In a medium frying pan, cook the Thick-Cut Bacon (4 slice) over medium heat until crispy, flipping several times. Remove bacon and crumble or chop the bacon. Reserve 1 1/2 tablespoons of bacon grease for the dressing.
Create an ice bath (ice and water) in a large bowl and set aside.
Bring a medium saucepan with 6 cups of salted water to boil. Add the Green Beans (1 pound) and cook until crisp tender.
Using a slotted spoon or spider, transfer the green beans to the ice bath. When the beans are cold, drain off the water and pat the beans dry with paper towels. Transfer the beans to a large bowl.
Cut Tomato (1 cup) into bite sized pieces and cut Ciliegine Mozzarella (1 cup) into half. Thinly slice the Radish (1/2 cup).
Add cut tomato, ciliegine and assorted radishes to the green beans and toss to combine. Set aside.

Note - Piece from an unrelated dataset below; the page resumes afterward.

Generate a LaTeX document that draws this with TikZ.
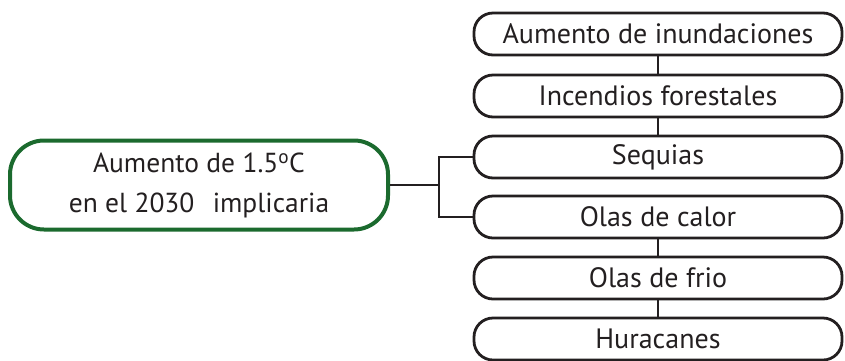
\documentclass[tikz,border=0pt]{standalone}
\usepackage{fontspec}
\setmainfont{PT Sans}
\definecolor{ink}{HTML}{231F20}
\definecolor{leafgreen}{HTML}{1B6A2E}
\begin{document}
\begin{tikzpicture}[x=1pt,y=-1pt,
  effect/.style={draw=ink,line width=2.8pt,rounded corners=19pt,
    minimum width=368pt,minimum height=42pt,inner sep=0pt,
    font=\fontsize{28}{32}\selectfont,text=ink},
  cause/.style={draw=leafgreen,line width=4pt,rounded corners=34pt,
    minimum width=378pt,minimum height=89pt,inner sep=0pt,align=center,
    font=\fontsize{27.5}{40}\selectfont,text=ink},
  link/.style={draw=ink,line width=2.8pt}]
\useasboundingbox (0,0) rectangle (845,360);
\node[cause] (c) at (199,185) {Aumento de 1.5\textsuperscript{o}C\\en el 2030\hspace{0.4em} implicaria};
\node[effect] (e1) at (658,34) {Aumento de inundaciones};
\node[effect] (e2) at (658,96) {Incendios forestales};
\node[effect] (e3) at (658,157) {Sequias};
\node[effect] (e4) at (658,217) {Olas de calor};
\node[effect] (e5) at (658,278) {Olas de frio};
\node[effect] (e6) at (658,339) {Huracanes};
\draw[link] (c.east) -- ++(49,0) coordinate (j);
\draw[link] (e3.west) -| (j) |- (e4.west);
\draw[link] (e1.south) -- (e2.north);
\draw[link] (e2.south) -- (e3.north);
\draw[link] (e4.south) -- (e5.north);
\draw[link] (e5.south) -- (e6.north);
\end{tikzpicture}
\end{document}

In a small bowl, combine the Shallot (1/4 cup), bacon grease, Whole Grain Dijon Mustard (1 tablespoon), Extra-Virgin Olive Oil (1 1/2 tablespoon) Red Wine Vinegar (1 1/2 tablespoon), Fresh Parsley (2 tablespoon), .Ground Black Pepper (1/4 teaspoon), and Kosher Salt (1/2 teaspoon). Whisk to combine.
Pour the dressing over the salad and use a pair of tongs to toss the salad in the dressing until completely coated. Sprinkle with thick cut bacon strips and serve. Enjoy!